### EXERCISE DIRECTIONS:
Retype the lines beneath this one, from the first through the line containing "import numpy as np". Pictures are left out.

### SUPPLIED MATERIAL:
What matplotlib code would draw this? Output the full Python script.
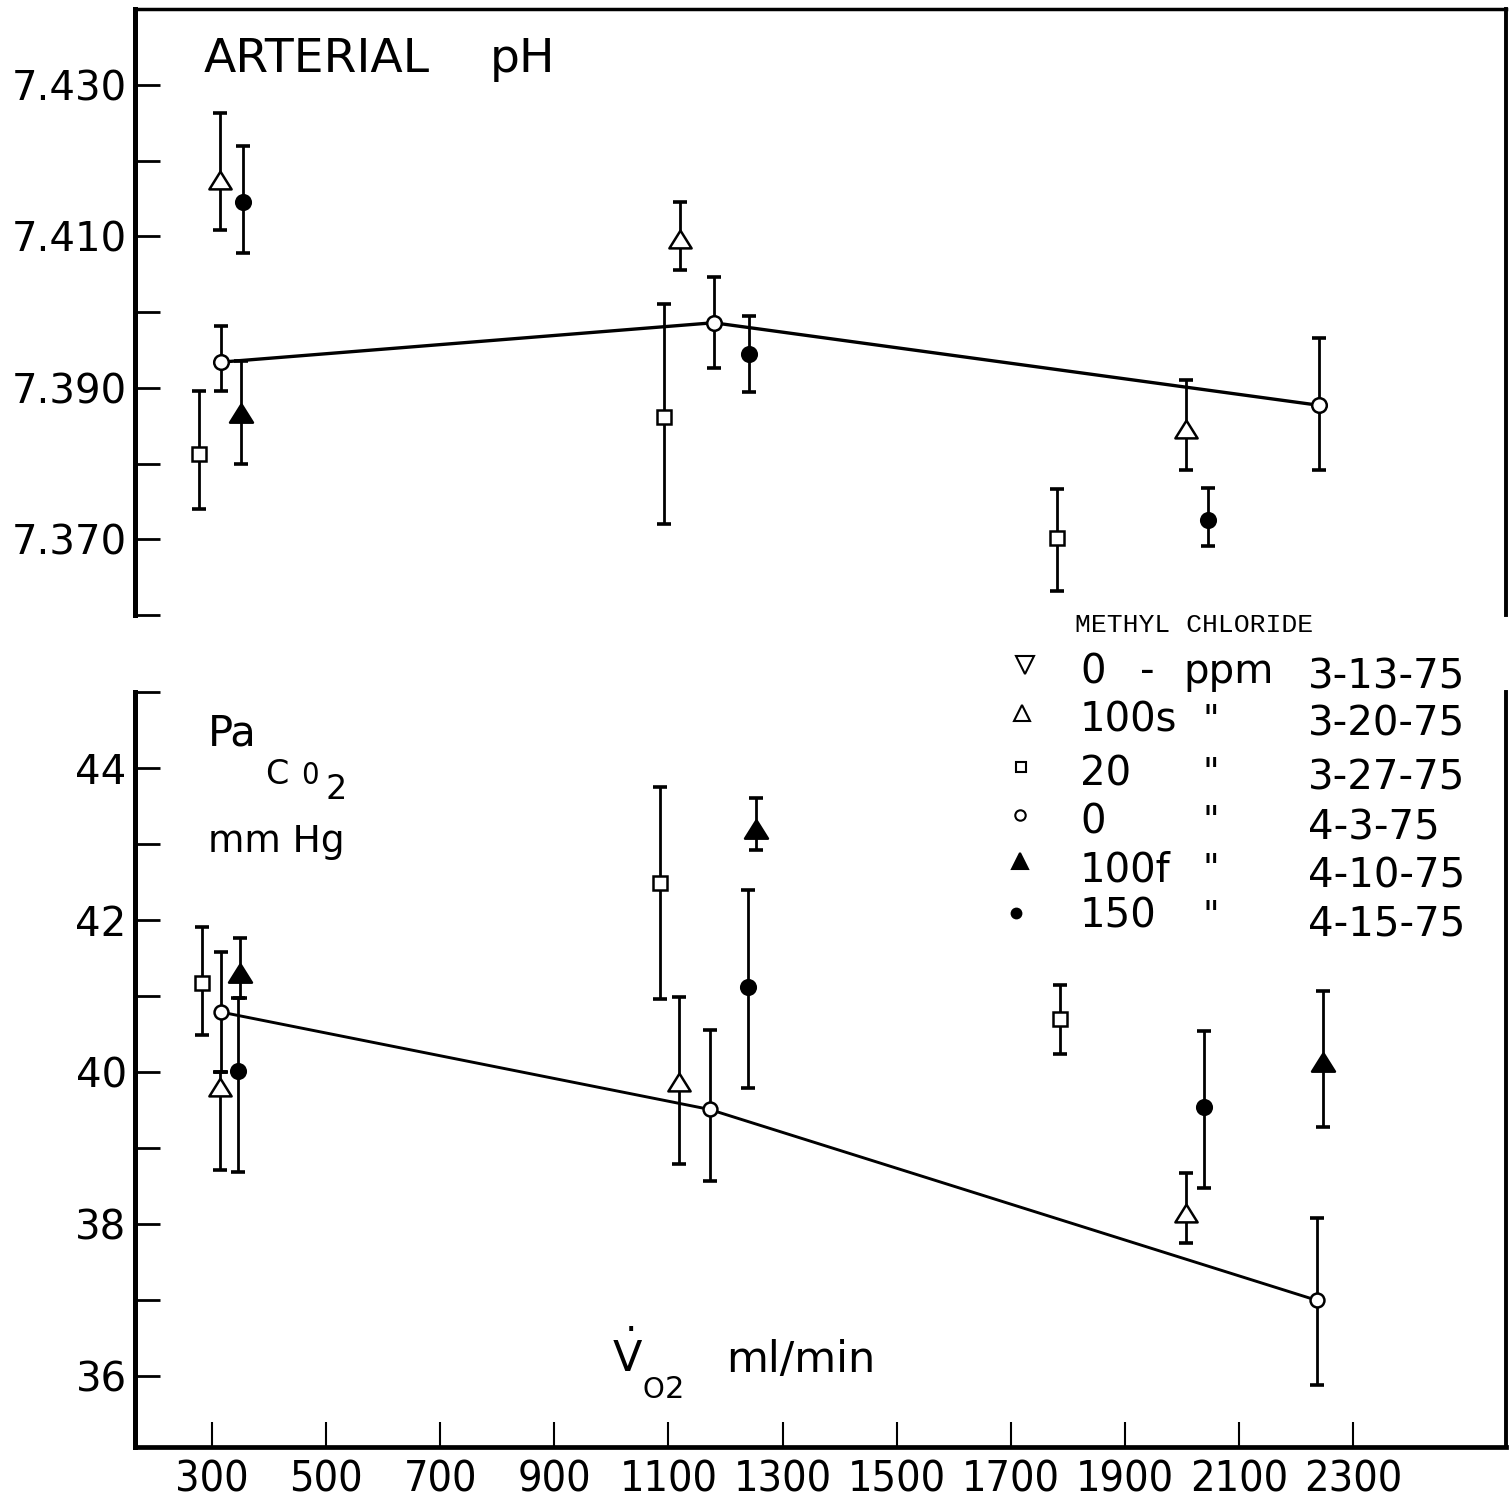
import matplotlib
matplotlib.use("Agg")
import matplotlib.pyplot as plt
from matplotlib import font_manager
from matplotlib.lines import Line2D
import numpy as np

# ---------------- data ----------------
# Arterial pH panel: x = VO2 (ml/min), y = mean, lo/hi = error bar ends
ph_sq_x = [277, 1093, 1781]          # 20 ppm, 3-27-75
ph_sq_y = [7.3813, 7.3861, 7.3702]
ph_sq_lo = [7.3740, 7.3720, 7.3632]
ph_sq_hi = [7.3896, 7.4011, 7.3766]

ph_otri_x = [314, 1120, 2007]        # 100s ppm, 3-20-75
ph_otri_y = [7.4175, 7.4097, 7.3846]
ph_otri_lo = [7.4108, 7.4056, 7.3791]
ph_otri_hi = [7.4263, 7.4145, 7.3911]

ph_ocir_x = [316, 1179, 2240]        # 0 ppm, 4-3-75
ph_ocir_y = [7.3934, 7.3986, 7.3877]
ph_ocir_lo = [7.3896, 7.3926, 7.3791]
ph_ocir_hi = [7.3982, 7.4046, 7.3966]

ph_ftri_x = [351]                    # 100f ppm, 4-10-75
ph_ftri_y = [7.3867]
ph_ftri_lo = [7.3799]
ph_ftri_hi = [7.3936]

ph_fcir_x = [354, 1242, 2046]        # 150 ppm, 4-15-75
ph_fcir_y = [7.4146, 7.3945, 7.3725]
ph_fcir_lo = [7.4078, 7.3894, 7.3691]
ph_fcir_hi = [7.4219, 7.3995, 7.3768]

# PaCO2 panel (mm Hg)
co2_sq_x = [282, 1086, 1786]
co2_sq_y = [41.17, 42.49, 40.70]
co2_sq_lo = [40.49, 40.96, 40.24]
co2_sq_hi = [41.91, 43.75, 41.15]

co2_otri_x = [314, 1118, 2008]
co2_otri_y = [39.80, 39.87, 38.15]
co2_otri_lo = [38.71, 38.79, 37.75]
co2_otri_hi = [40.00, 40.99, 38.67]

co2_ocir_x = [316, 1172, 2236]
co2_ocir_y = [40.79, 39.51, 37.00]
co2_ocir_lo = [40.00, 38.57, 35.89]
co2_ocir_hi = [41.58, 40.56, 38.08]

co2_ftri_x = [349, 1253, 2247]
co2_ftri_y = [41.31, 43.20, 40.13]
co2_ftri_lo = [40.97, 42.92, 39.28]
co2_ftri_hi = [41.76, 43.61, 41.07]

co2_fcir_x = [345, 1240, 2039]
co2_fcir_y = [40.02, 41.12, 39.54]
co2_fcir_lo = [38.69, 39.79, 38.47]
co2_fcir_hi = [40.97, 42.40, 40.54]

ph_ticks = [7.36, 7.37, 7.38, 7.39, 7.40, 7.41, 7.42, 7.43]
ph_labels = ["", "7.370", "", "7.390", "", "7.410", "", "7.430"]
co2_ticks = [36, 37, 38, 39, 40, 41, 42, 43, 44, 45]
co2_labels = ["36", "", "38", "", "40", "", "42", "", "44", ""]
vo2_ticks = [300, 500, 700, 900, 1100, 1300, 1500, 1700, 1900, 2100, 2300]
vo2_labels = [str(v) for v in vo2_ticks]

legend_title = "METHYL CHLORIDE"
legend_dose = ["0", "100s", "20", "0", "100f", "150"]
legend_dates = ["3-13-75", "3-20-75", "3-27-75", "4-3-75", "4-10-75", "4-15-75"]

# ---------------- fonts ----------------
names = {f.name for f in font_manager.fontManager.ttflist}
if "Liberation Sans Narrow" in names:
    narrow = dict(family="Liberation Sans Narrow")
else:
    narrow = dict(family="DejaVu Sans", stretch="condensed")
mono = "Liberation Mono" if "Liberation Mono" in names else "DejaVu Sans Mono"
plt.rcParams["font.family"] = ["DejaVu Sans"]
plt.rcParams["mathtext.fontset"] = "dejavusans"

W, H = 1512, 1499
fig = plt.figure(figsize=(W / 100, H / 100), dpi=100)
fig.patch.set_facecolor("white")


def fx(x):
    return x / W


def fy(y):
    return 1 - y / H


XLIM = (165, 2568)
ax1 = fig.add_axes([fx(135), fy(615), fx(1506) - fx(135), fy(9.3) - fy(615)])
ax2 = fig.add_axes([fx(135), fy(1447), fx(1506) - fx(135), fy(692) - fy(1447)])

for ax in (ax1, ax2):
    ax.set_xlim(*XLIM)
    ax.set_facecolor("none")
    for s in ax.spines.values():
        s.set_color("black")
    ax.spines["left"].set_linewidth(3.6)
    ax.spines["right"].set_linewidth(2.8)
ax1.set_ylim(7.36, 7.44)
ax2.set_ylim(35.07, 45)
ax1.spines["bottom"].set_visible(False)
ax1.spines["top"].set_linewidth(2.5)
ax2.spines["top"].set_visible(False)
ax2.spines["bottom"].set_linewidth(3.4)

ax1.set_xticks([])
ax1.set_yticks(ph_ticks)
ax1.set_yticklabels(ph_labels)
ax2.set_yticks(co2_ticks)
ax2.set_yticklabels(co2_labels)
ax2.set_xticks(vo2_ticks)
ax2.set_xticklabels(vo2_labels, **narrow)

for ax in (ax1, ax2):
    ax.tick_params(axis="y", direction="in", length=18, width=2.0, pad=6,
                   labelsize=29, right=False)
ax2.tick_params(axis="x", direction="in", length=18, width=1.5, pad=8,
                labelsize=31, top=False)


def series(ax, x, y, lo, hi, marker, filled, ms, line=False, lw=2.2):
    x = np.asarray(x, float)
    y = np.asarray(y, float)
    err = [y - np.asarray(lo), np.asarray(hi) - y]
    ax.errorbar(x, y, yerr=err, fmt="none", ecolor="black", elinewidth=2.0,
                capsize=5, capthick=2.6, zorder=2)
    if line:
        ax.plot(x, y, color="black", lw=lw, zorder=3, solid_capstyle="round")
    ax.plot(x, y, linestyle="none", marker=marker, ms=ms,
            mfc="black" if filled else "white", mec="black", mew=1.8,
            zorder=4)


# slightly flattened, closed triangle outline
tri = [(0, 0.8), (-1, -0.8), (1, -0.8), (0, 0.8)]

series(ax1, ph_sq_x, ph_sq_y, ph_sq_lo, ph_sq_hi, "s", False, 9.5)
series(ax1, ph_otri_x, ph_otri_y, ph_otri_lo, ph_otri_hi, tri, False, 16)
series(ax1, ph_ocir_x, ph_ocir_y, ph_ocir_lo, ph_ocir_hi, "o", False, 10.5,
       line=True, lw=2.4)
series(ax1, ph_ftri_x, ph_ftri_y, ph_ftri_lo, ph_ftri_hi, tri, True, 16.5)
series(ax1, ph_fcir_x, ph_fcir_y, ph_fcir_lo, ph_fcir_hi, "o", True, 10.5)

series(ax2, co2_sq_x, co2_sq_y, co2_sq_lo, co2_sq_hi, "s", False, 9.5)
series(ax2, co2_otri_x, co2_otri_y, co2_otri_lo, co2_otri_hi, tri, False, 16)
series(ax2, co2_ocir_x, co2_ocir_y, co2_ocir_lo, co2_ocir_hi, "o", False, 10,
       line=True, lw=2.1)
series(ax2, co2_ftri_x, co2_ftri_y, co2_ftri_lo, co2_ftri_hi, tri, True, 16.5)
series(ax2, co2_fcir_x, co2_fcir_y, co2_fcir_lo, co2_fcir_hi, "o", True, 10.5)


# ---------------- panel titles ----------------
def txt(x, y, s, size, **kw):
    fig.text(fx(x), fy(y), s, fontsize=size, va="baseline", ha="left", **kw)


txt(204, 72, "ARTERIAL", 34)
txt(490, 72, "pH", 34)

txt(208, 746, "Pa", 30)
txt(265, 784, "C", 24)
txt(301, 784, "0", 22, **narrow)
txt(326, 799, "2", 24)
txt(208, 852, "mm Hg", 27)

txt(612, 1372, r"$\dot{\mathrm{V}}$", 31)
txt(643, 1398, "O", 20)
txt(665, 1398, "2", 22)
txt(726, 1372, "ml/min", 31)

# ---------------- legend ----------------
txt(1075, 632, legend_title, 19, family=mono)

row_base = [683, 732, 785, 833, 881, 928]
date_base = [688, 735, 790, 840, 888, 935]
mk_pos = [(1025, 665), (1022, 713), (1021, 767), (1020, 815), (1020, 861),
          (1016, 913)]
mk_style = [("v", False, 13), ("^", False, 12), ("s", False, 7),
            ("o", False, 7.5), ("^", True, 11), ("o", True, 7)]

for i in range(6):
    mx, my = mk_pos[i]
    m, filled, ms = mk_style[i]
    fig.add_artist(Line2D([fx(mx)], [fy(my)], transform=fig.transFigure,
                          marker=m, ms=ms, mew=1.5, mec="black",
                          mfc="black" if filled else "white",
                          linestyle="none"))
    txt(1080, row_base[i], legend_dose[i], 29)
    if i == 0:
        txt(1140, row_base[i], "-", 29)
        txt(1183, row_base[i], "ppm", 29)
    else:
        txt(1203, row_base[i] - 2, "\"", 26)
    txt(1308, date_base[i], legend_dates[i], 29)

fig.savefig("out.png", dpi=100, facecolor="white")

### SOLUTION:
What matplotlib code would draw this? Output the full Python script.
import matplotlib
matplotlib.use("Agg")
import matplotlib.pyplot as plt
from matplotlib import font_manager
from matplotlib.lines import Line2D
import numpy as np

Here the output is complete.